Since buying my motorcycle from them in 2005, I had been treated very well. Prior to the housing bubble and credit crunch, they employed over 35 people. When I worked for them over the summer as a demo ride escort, the sales folks were always saying that people were interested in the bikes and some had down payments, but they couldn't get financed. At the time they announced that they were dropping their dealership status (Yamaha, Kawasaki, Honda, Suzuki) late this fall, they were down to 6 employees. They were hoping to make it as a motorcycle service center until the market improved. The timing of trying to may payroll as just a service center in the winter in Chicago.

I wish everyone there well and hope that they are able to find employment. Besides missing the staff, I will miss the money that was already paid for prepaid maintenance. I had 2 years left on my Concours and 2 years left on Neil's Ninja 250. Alas, life is this good.

Tuesday, January 19, 2010

Setting priorities

The girls have been gone for almost two months. They are doing fine btw. Without the responsibility of caring for them, my daily schedule has been initially quite open. Even before they returned home, I knew that the pending free time would provide me with the opportunity to reevaluate my priorities and commitments.

Motorcycling will continue to play a role in my life of course. As my wife and I are committed to reducing our consumer debt, I will be teaching many motorcycle classes and putting that money toward my debt. At least 3 weeks of vacation will be used to teach weekday daytime motorcycle classes. It means that I am not planning any real adventures or long trips (with the only exception being a work conference in Washington DC that will be a subsidized motorcycle trip).

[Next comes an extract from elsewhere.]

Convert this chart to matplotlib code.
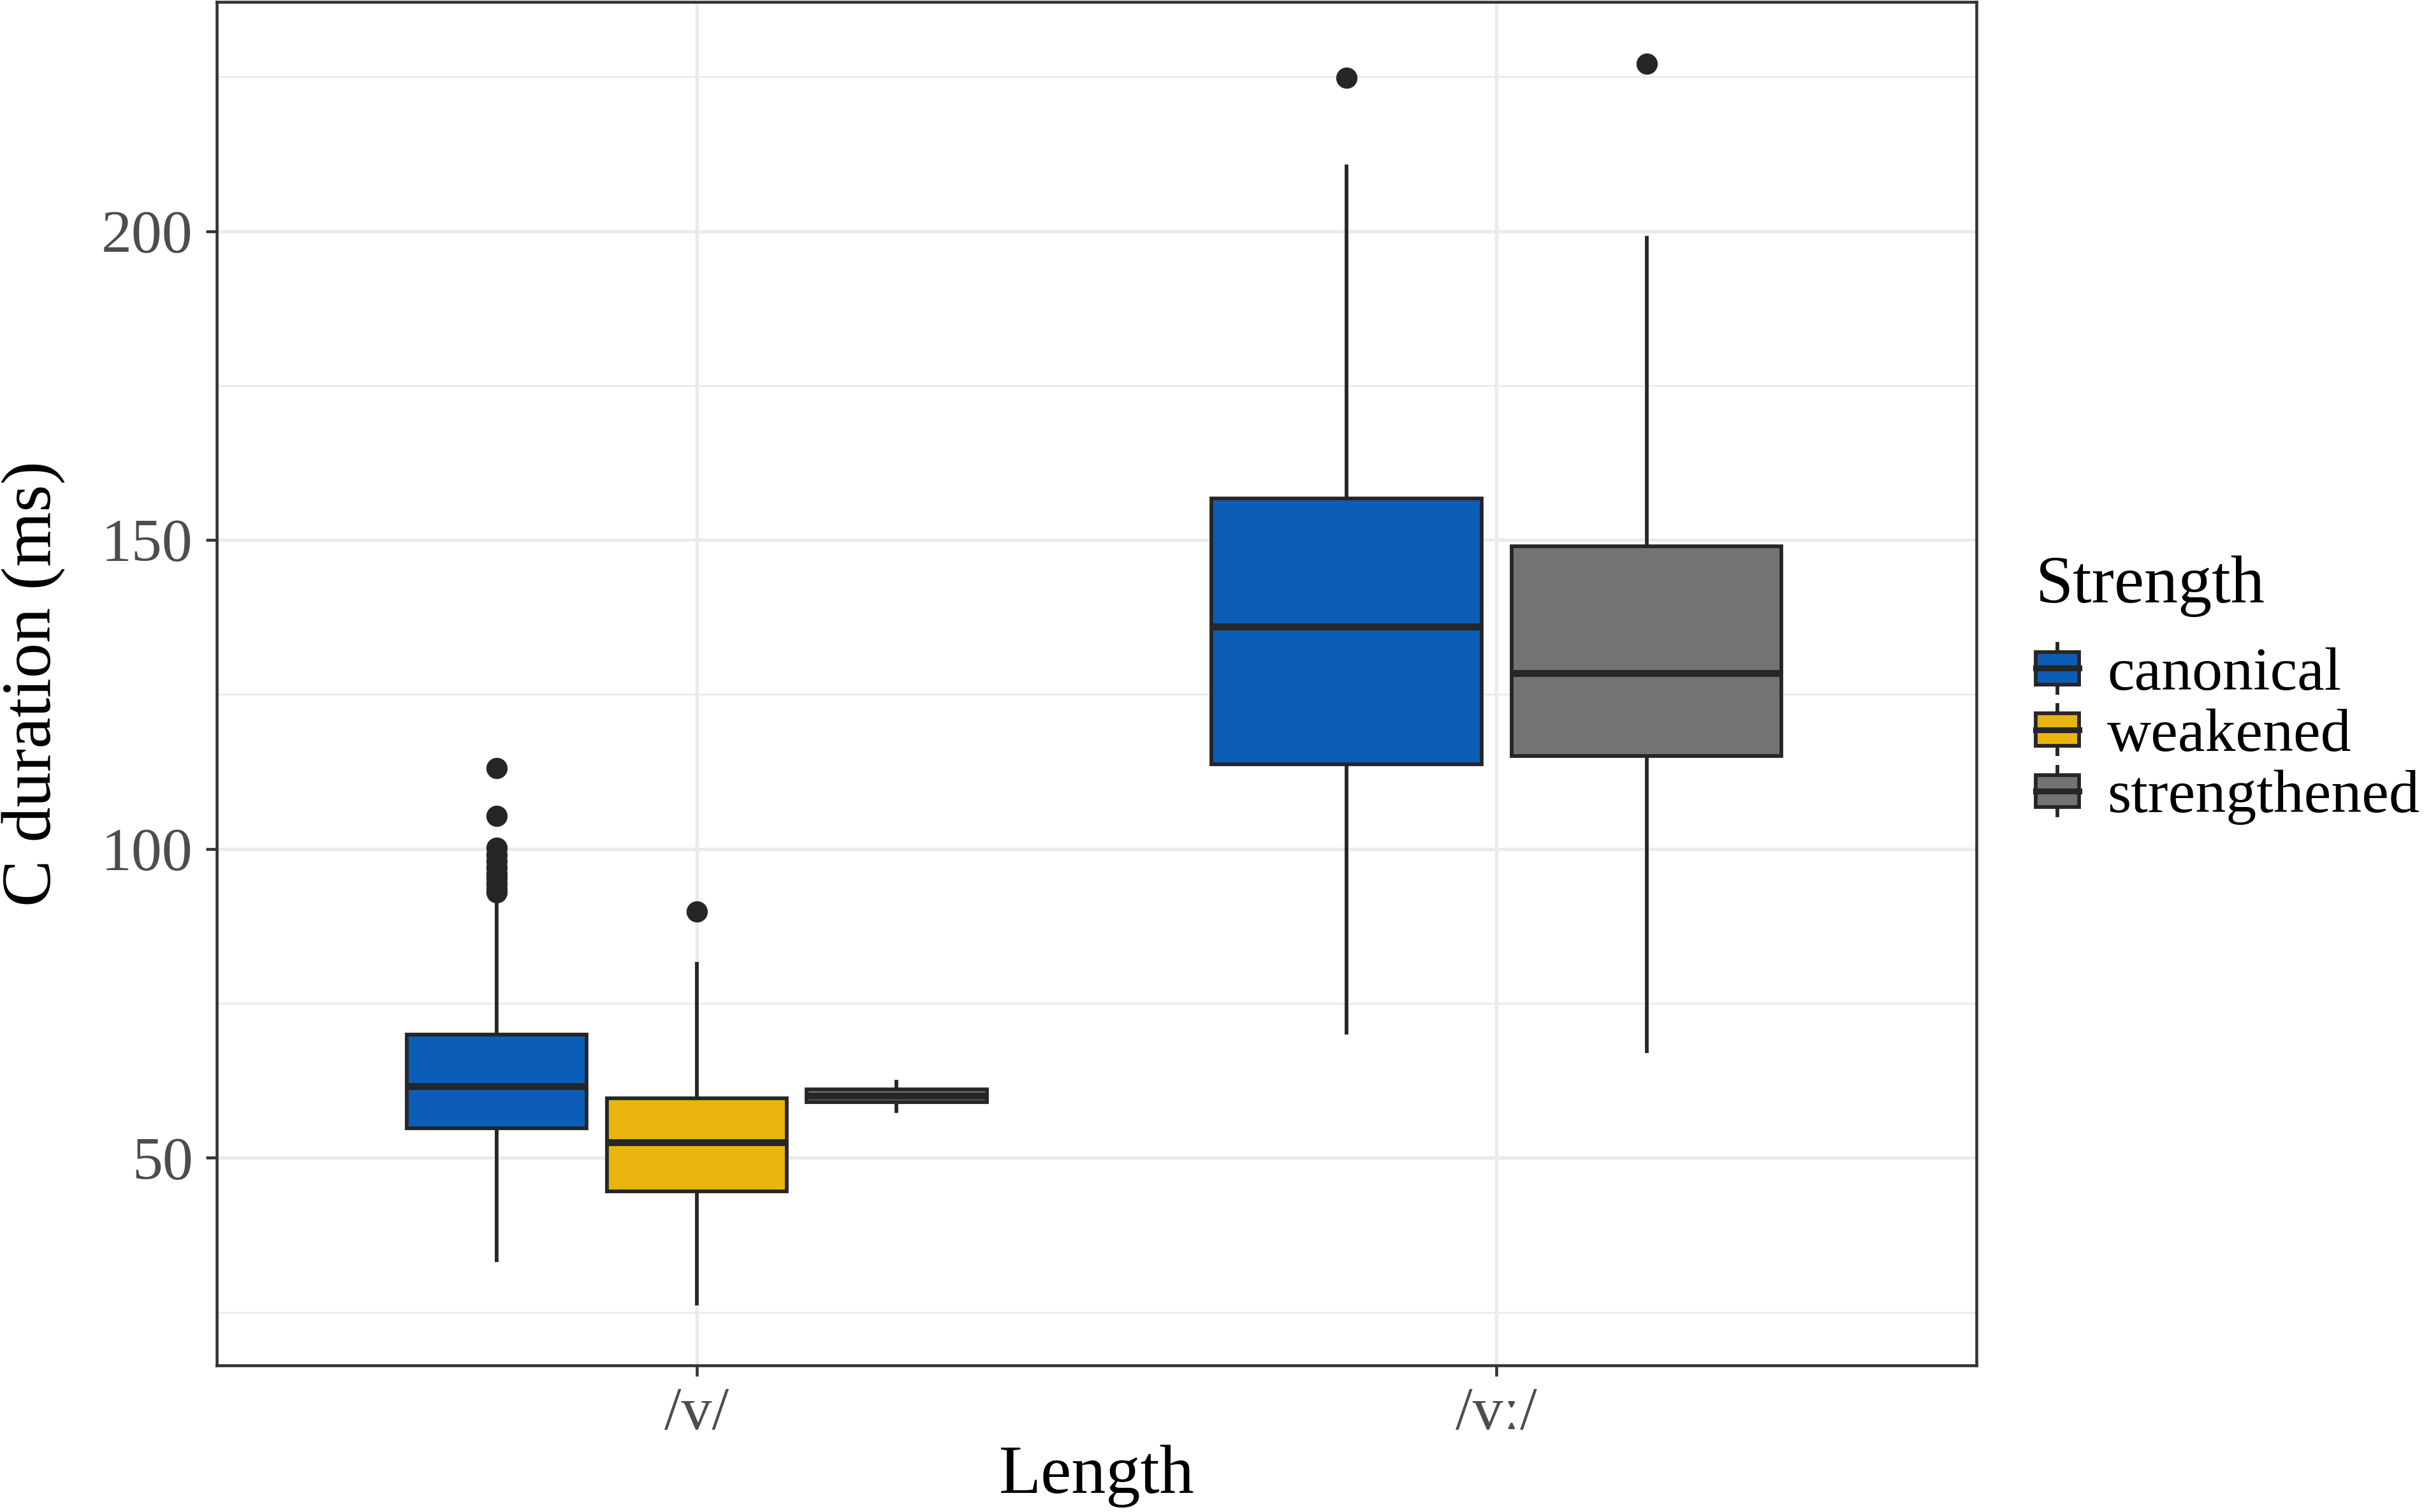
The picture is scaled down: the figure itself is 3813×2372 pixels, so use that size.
import matplotlib
matplotlib.use('Agg')
import matplotlib.pyplot as plt
from matplotlib.patches import Rectangle, Patch
from matplotlib.lines import Line2D
from matplotlib.legend_handler import HandlerBase
from matplotlib.ticker import MultipleLocator

# data: boxplot summaries (C duration, ms)
length_labels = ['/v/', '/vː/']
strength_levels = ['canonical', 'weakened', 'strengthened']
strength_colors = ['#0C5DB5', '#E9B50D', '#737373']

box_length = ['/v/', '/v/', '/v/', '/vː/', '/vː/']
box_strength = ['canonical', 'weakened', 'strengthened', 'canonical', 'strengthened']
whisker_low = [33.4, 26.4, 57.6, 70.3, 67.3]
quart_1 = [54.8, 44.6, 59.0, 113.7, 115.0]
medians = [61.6, 52.5, 60.0, 136.0, 128.5]
quart_3 = [69.9, 59.6, 61.1, 156.7, 149.0]
whisker_high = [92.0, 81.4, 62.3, 210.5, 198.9]
outliers = [
    [93.0, 93.5, 94.3, 95.2, 96.0, 97.0, 98.0, 99.0, 100.2, 105.3, 113.1],
    [89.9],
    [],
    [224.8],
    [227.1],
]

# style
plt.rcParams['font.family'] = ['Liberation Serif', 'DejaVu Serif']
edge_col = '#262626'
grid_col = '#EBEBEB'
border_col = '#333333'

fig = plt.figure(figsize=(3813 / 300, 2372 / 300), dpi=300)
ax = fig.add_axes([340 / 3813, 1 - 2142 / 2372, 2760 / 3813, 2139 / 2372])

# dodge like ggplot: total width 0.75 split between the groups present at each x
dodge = 0.75
stats, positions, widths, colors = [], [], [], []
for i in range(len(box_length)):
    xi = length_labels.index(box_length[i]) + 1
    here = [s for s, l in zip(box_strength, box_length) if l == box_length[i]]
    n = len(here)
    k = here.index(box_strength[i])
    slot = dodge / n
    positions.append(xi - dodge / 2 + slot * (k + 0.5))
    widths.append(slot * 0.9)
    colors.append(strength_colors[strength_levels.index(box_strength[i])])
    stats.append(dict(whislo=whisker_low[i], q1=quart_1[i], med=medians[i],
                      q3=quart_3[i], whishi=whisker_high[i], fliers=outliers[i]))

bp = ax.bxp(stats, positions=positions, widths=widths, patch_artist=True,
            showcaps=False, manage_ticks=False,
            boxprops=dict(edgecolor=edge_col, linewidth=1.4),
            whiskerprops=dict(color=edge_col, linewidth=1.4),
            medianprops=dict(color=edge_col, linewidth=2.6, solid_capstyle='butt'),
            flierprops=dict(marker='o', markersize=7, markerfacecolor=edge_col,
                            markeredgecolor=edge_col, linestyle='none'))
for patch, c in zip(bp['boxes'], colors):
    patch.set_facecolor(c)
for b in bp['boxes']:
    b.set_zorder(3)
for m in bp['medians']:
    m.set_zorder(4)

# axes
ax.set_xlim(0.4, 2.6)
ax.set_ylim(16.4, 237.1)
ax.set_xticks([1, 2])
ax.set_xticklabels(length_labels)
ax.yaxis.set_major_locator(MultipleLocator(50))
ax.yaxis.set_minor_locator(MultipleLocator(25))
ax.grid(which='major', color=grid_col, linewidth=1.3, zorder=0)
ax.grid(which='minor', axis='y', color=grid_col, linewidth=0.7, zorder=0)
ax.set_axisbelow(True)
ax.tick_params(which='minor', length=0)
ax.tick_params(which='major', length=4, width=1.1, color=border_col,
               labelsize=23, labelcolor='#4D4D4D', pad=4)
ax.tick_params(axis='y', pad=5)
for sp in ax.spines.values():
    sp.set_color(border_col)
    sp.set_linewidth(1.1)

ax.set_xlabel('Length', fontsize=26, color='black')
ax.set_ylabel('C duration (ms)', fontsize=26.5, color='black')
ax.xaxis.set_label_coords(0.5, -0.058)
ax.yaxis.set_label_coords(-0.086, 0.5)


# legend keys drawn like ggplot boxplot keys
class BoxKey(HandlerBase):
    def create_artists(self, legend, orig_handle, xdescent, ydescent,
                       width, height, fontsize, trans):
        x0, y0 = -xdescent, -ydescent
        stub = height * 0.17
        rect = Rectangle((x0, y0 + stub), width, height - 2 * stub,
                         facecolor=orig_handle.get_facecolor(),
                         edgecolor=edge_col, linewidth=1.4, transform=trans)
        mid = y0 + height / 2
        med = Line2D([x0, x0 + width], [mid, mid], color=edge_col,
                     linewidth=2.2, transform=trans)
        xm = x0 + width / 2
        top = Line2D([xm, xm], [y0 + height - stub, y0 + height],
                     color=edge_col, linewidth=1.4, transform=trans)
        bot = Line2D([xm, xm], [y0, y0 + stub], color=edge_col,
                     linewidth=1.4, transform=trans)
        return [top, bot, rect, med]


handles = [Patch(facecolor=c) for c in strength_colors]
leg = fig.legend(handles, strength_levels, title='Strength',
                 handler_map={Patch: BoxKey()},
                 loc='upper left', bbox_to_anchor=(3193 / 3813, 1 - 872 / 2372),
                 frameon=False, fontsize=23, title_fontsize=25.5,
                 handlelength=0.71, handleheight=0.85, handletextpad=0.46,
                 labelspacing=0.05, borderpad=0, borderaxespad=0,
                 alignment='left')
# extra gap between legend title and keys, as in ggplot
leg._legend_box.sep = 10

fig.savefig('out.png', dpi=300, facecolor='white')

Last week I resigned my "Safety Officer" position with the Shadow Riders club. I was starting to resent feeling the obligation to attend meetings and to write a safety article for the club's monthly newsletter. The club is a good club, but it is not something that I am feeling impassioned to participate in. The resignation lifted an emotional weight off of my shoulders.

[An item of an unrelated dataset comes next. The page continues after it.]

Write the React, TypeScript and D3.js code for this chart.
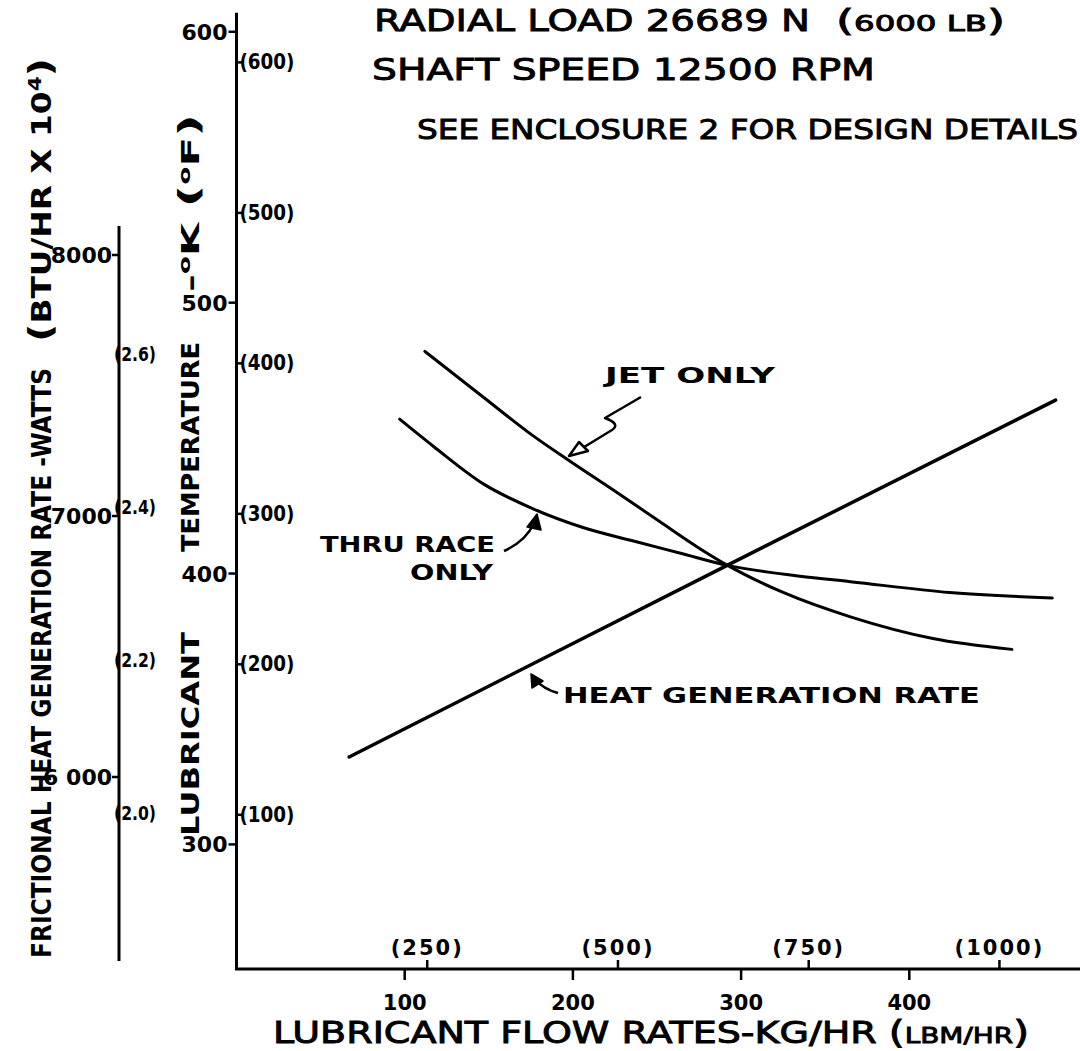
import React from "react";
import * as d3 from "d3";

// ---------- data ----------
const kgTicks = [100, 200, 300, 400];
const lbmTicks = [250, 500, 750, 1000];
const lbmLabels = ["(250)", "(500)", "(750)", "(1000)"];
const kelvinTicks = [300, 400, 500, 600];
const fahrenheitTicks = [100, 200, 300, 400, 500, 600];
const fahrenheitLabels = ["(100)", "(200)", "(300)", "(400)", "(500)", "(600)"];
const wattTicks = [6000, 7000, 8000];
const wattLabels = ["6 000", "7000", "8000"];
const btuTicks = [2.0, 2.2, 2.4, 2.6];
const btuLabels = ["(2.0)", "(2.2)", "(2.4)", "(2.6)"];

const jetFlow = [112, 147, 176, 197, 226, 252, 276, 292, 325, 365, 414, 461];
const jetTemp = [482, 465, 451, 442, 430, 419, 409, 403, 393, 384, 376, 372];
const thruFlow = [97, 117, 147, 176, 206, 236, 264, 292, 335, 365, 424, 485];
const thruTemp = [457, 447, 433, 424, 417, 412, 407.5, 403, 399, 397, 393, 391];
const heatFlow = [67, 292, 487];
const heatWatts = [6077, 6812, 7444];

const flowDomain = [0, 500];
const tempAxisRange = [254, 607];
const wattAxisRange = [5295, 8111];

const FONT = "'DejaVu Sans', 'Open Sans', sans-serif";

const fToK = (f: number) => ((f + 459.67) * 5) / 9;
const btuToW = (b: number) => (b * 1e4) / 3.41214;
const lbmToKg = (l: number) => l * 0.45359;

export default function App() {
  const x = d3.scaleLinear().domain(flowDomain).range([236.5, 1077.5]);
  const yK = d3.scaleLinear().domain([300, 600]).range([844.4, 31.8]);
  const yW = d3.scaleLinear().domain([6000, 8000]).range([777, 255]);

  const kAxisX = x(0);
  const wAxisX = 119;
  const xAxisY = yK(tempAxisRange[0]);

  const line = d3
    .line<[number, number]>()
    .x((d) => d[0])
    .y((d) => d[1])
    .curve(d3.curveMonotoneX);

  const jetPts: [number, number][] = jetFlow.map((f, i) => [x(f), yK(jetTemp[i])]);
  const thruPts: [number, number][] = thruFlow.map((f, i) => [x(f), yK(thruTemp[i])]);
  const heatPts: [number, number][] = heatFlow.map((f, i) => [x(f), yW(heatWatts[i])]);

  const stroke = "#000";
  const lw = 3;
  const titleStyle = { fontWeight: "normal" as const, stroke: "#000", strokeWidth: 0.9 };

  return (
    <svg
      width={1080}
      height={1051}
      style={{ position: "absolute", left: 0, top: 0, background: "#fff" }}
      fontFamily={FONT}
      fontWeight="bold"
    >
      <rect x={0} y={0} width={1080} height={1051} fill="#fff" />

      {/* titles */}
      <text x={374} y={31} fontSize={31} textLength={436} lengthAdjust="spacingAndGlyphs" style={titleStyle}>
        RADIAL LOAD 26689 N
      </text>
      <text x={836} y={31} fontSize={30} textLength={169} lengthAdjust="spacingAndGlyphs" style={titleStyle}>
        <tspan fontSize={30}>(</tspan>
        <tspan fontSize={21}>6000 LB</tspan>
        <tspan fontSize={30}>)</tspan>
      </text>
      <text x={372} y={80} fontSize={31} textLength={503} lengthAdjust="spacingAndGlyphs" style={titleStyle}>
        SHAFT SPEED 12500 RPM
      </text>
      <text x={417} y={139} fontSize={27} textLength={661} lengthAdjust="spacingAndGlyphs" style={titleStyle}>
        SEE ENCLOSURE 2 FOR DESIGN DETAILS
      </text>

      {/* left rotated labels */}
      <text
        transform="translate(51,958) rotate(-90)"
        fontSize={26}
        textLength={590}
        lengthAdjust="spacingAndGlyphs"
      >
        FRICTIONAL HEAT GENERATION RATE -WATTS
      </text>
      <text
        transform="translate(51,342) rotate(-90)"
        fontSize={26}
        textLength={284}
        lengthAdjust="spacingAndGlyphs"
      >
        <tspan fontSize={32}>(</tspan>BTU/HR X 10<tspan dy={-10} fontSize={17}>4</tspan>
        <tspan dy={10} fontSize={32}>)</tspan>
      </text>
      <text
        transform="translate(199,836) rotate(-90)"
        fontSize={25}
        textLength={204}
        lengthAdjust="spacingAndGlyphs"
      >
        LUBRICANT
      </text>
      <text
        transform="translate(199,552) rotate(-90)"
        fontSize={25}
        textLength={210}
        lengthAdjust="spacingAndGlyphs"
      >
        TEMPERATURE
      </text>
      <text
        transform="translate(199,292) rotate(-90)"
        fontSize={25}
        textLength={178}
        lengthAdjust="spacingAndGlyphs"
      >
        -<tspan dy={-9} fontSize={15}>o</tspan>
        <tspan dy={9}>K </tspan>
        <tspan fontSize={29}>(</tspan>
        <tspan dy={-9} fontSize={15}>o</tspan>
        <tspan dy={9}>F</tspan>
        <tspan fontSize={29}>)</tspan>
      </text>

      {/* Kelvin / Fahrenheit axis */}
      <line x1={kAxisX} x2={kAxisX} y1={yK(tempAxisRange[1])} y2={xAxisY} stroke={stroke} strokeWidth={lw} />
      {kelvinTicks.map((k) => (
        <g key={"k" + k}>
          <line x1={kAxisX - 8} x2={kAxisX} y1={yK(k)} y2={yK(k)} stroke={stroke} strokeWidth={2.5} />
          <text x={kAxisX - 9} y={yK(k) + 8} fontSize={22} textAnchor="end">
            {k}
          </text>
        </g>
      ))}
      {fahrenheitTicks.map((f, i) => (
        <g key={"f" + f}>
          <line x1={kAxisX} x2={kAxisX + 6} y1={yK(fToK(f))} y2={yK(fToK(f))} stroke={stroke} strokeWidth={2.5} />
          <text x={kAxisX + 3} y={yK(fToK(f)) + 7} fontSize={21} textLength={55} lengthAdjust="spacingAndGlyphs">
            {fahrenheitLabels[i]}
          </text>
        </g>
      ))}

      {/* Watts / BTU axis */}
      <line x1={wAxisX} x2={wAxisX} y1={yW(wattAxisRange[1])} y2={yW(wattAxisRange[0])} stroke={stroke} strokeWidth={lw} />
      {wattTicks.map((w, i) => (
        <g key={"w" + w}>
          <line x1={wAxisX - 7} x2={wAxisX} y1={yW(w)} y2={yW(w)} stroke={stroke} strokeWidth={2.5} />
          <text x={wAxisX - 7} y={yW(w) + 8} fontSize={22} textAnchor="end">
            {wattLabels[i]}
          </text>
        </g>
      ))}
      {btuTicks.map((b, i) => (
        <g key={"b" + b}>
          <text x={wAxisX - 5} y={yW(btuToW(b)) + 7} fontSize={20} textLength={42} lengthAdjust="spacingAndGlyphs">
            {btuLabels[i]}
          </text>
        </g>
      ))}

      {/* X axis */}
      <line x1={kAxisX - 1.5} x2={1080} y1={xAxisY} y2={xAxisY} stroke={stroke} strokeWidth={lw} />
      {kgTicks.map((k) => (
        <g key={"kg" + k}>
          <line x1={x(k)} x2={x(k)} y1={xAxisY} y2={xAxisY + 11} stroke={stroke} strokeWidth={2.5} />
          <text x={x(k)} y={xAxisY + 41} fontSize={21} textAnchor="middle">
            {k}
          </text>
        </g>
      ))}
      {lbmTicks.map((l, i) => (
        <g key={"lb" + l}>
          <line x1={x(lbmToKg(l))} x2={x(lbmToKg(l))} y1={xAxisY - 9} y2={xAxisY} stroke={stroke} strokeWidth={2.5} />
          <text x={x(lbmToKg(l))} y={xAxisY - 14} fontSize={21} letterSpacing={2} textAnchor="middle">
            {lbmLabels[i]}
          </text>
        </g>
      ))}
      <text x={273} y={1043} fontSize={30} textLength={756} lengthAdjust="spacingAndGlyphs" style={titleStyle}>
        LUBRICANT FLOW RATES-KG/HR <tspan fontSize={32}>(</tspan>
        <tspan fontSize={22}>LBM/HR</tspan>
        <tspan fontSize={32}>)</tspan>
      </text>

      {/* curves */}
      <path d={line(jetPts) || ""} fill="none" stroke={stroke} strokeWidth={lw} strokeLinecap="round" />
      <path d={line(thruPts) || ""} fill="none" stroke={stroke} strokeWidth={lw} strokeLinecap="round" />
      <path d={line(heatPts) || ""} fill="none" stroke={stroke} strokeWidth={lw + 0.5} strokeLinecap="round" />

      {/* annotations */}
      <text x={605} y={383} fontSize={22} textLength={170} lengthAdjust="spacingAndGlyphs">
        JET ONLY
      </text>
      <path
        d="M641,397 L605,418 Q621,424 612,430 L576,452"
        fill="none"
        stroke={stroke}
        strokeWidth={2.5}
        strokeLinejoin="round"
      />
      <path d="M569,456 L579,442 L588,451 Z" fill="#fff" stroke={stroke} strokeWidth={2.5} strokeLinejoin="round" />

      <text x={320} y={552} fontSize={22} textLength={175} lengthAdjust="spacingAndGlyphs">
        THRU RACE
      </text>
      <text x={410} y={580} fontSize={22} textLength={83} lengthAdjust="spacingAndGlyphs">
        ONLY
      </text>
      <path d="M504,551 Q526,541 534,523" fill="none" stroke={stroke} strokeWidth={2.5} />
      <path d="M537,514 L527,527 L541,530 Z" fill={stroke} stroke={stroke} strokeWidth={1.5} strokeLinejoin="round" />

      <path d="M558,693 Q543,689 535,679" fill="none" stroke={stroke} strokeWidth={2.5} />
      <path d="M531,674 L532,688 L543,681 Z" fill={stroke} stroke={stroke} strokeWidth={1.5} strokeLinejoin="round" />
      <text x={563} y={703} fontSize={22} textLength={417} lengthAdjust="spacingAndGlyphs">
        HEAT GENERATION RATE
      </text>
    </svg>
  );
}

The only major addition to my lifestyle is related to physical activities. The week after the girls were gone, I committed to swimming 3 days a week in order to build up to completing (surviving) a triathlon in August. The swimming has been more than a challenge as I have never had any swimming lessons or swam laps for workouts. After building up a little distance and comfort during December, I joined the Masters Swimming group at the University of Chicago with the plan of improving form, workouts, efficiency. I will still swim 3 days a week, but probably only be able to fit it one workout a week with the Masters group. A swim coach is present at there workouts and they have been good at given one things at a time and per workout for improvement. It's been seven total weeks of swimming and I was able to finish a full level 3 workout (lowest level) which was 2600 meters. Besides having a coach around for the group workouts, I get an email with workout plans for the week so I have great workouts to try on my own.

The triathlon that I want to survive sounds more like a small adventure. It is the DINO (DO INndiana Off-road) Logansport Triathlon in August. The distances are somewhat reasonable and the number of participants don't seem overwhelming. The swim is a half mile swim in an open quarry lake. The biking is a 10 mile mountain bike ride on trails (which means I don't have to buy a road bicycle). The run is 4 miles on trails.

Somehow I will balance the workouts, free time, and riding the motorcycle this year. I did start up the Connie and let it run for around fifteen minutes. Took is around the block to take it through the gears.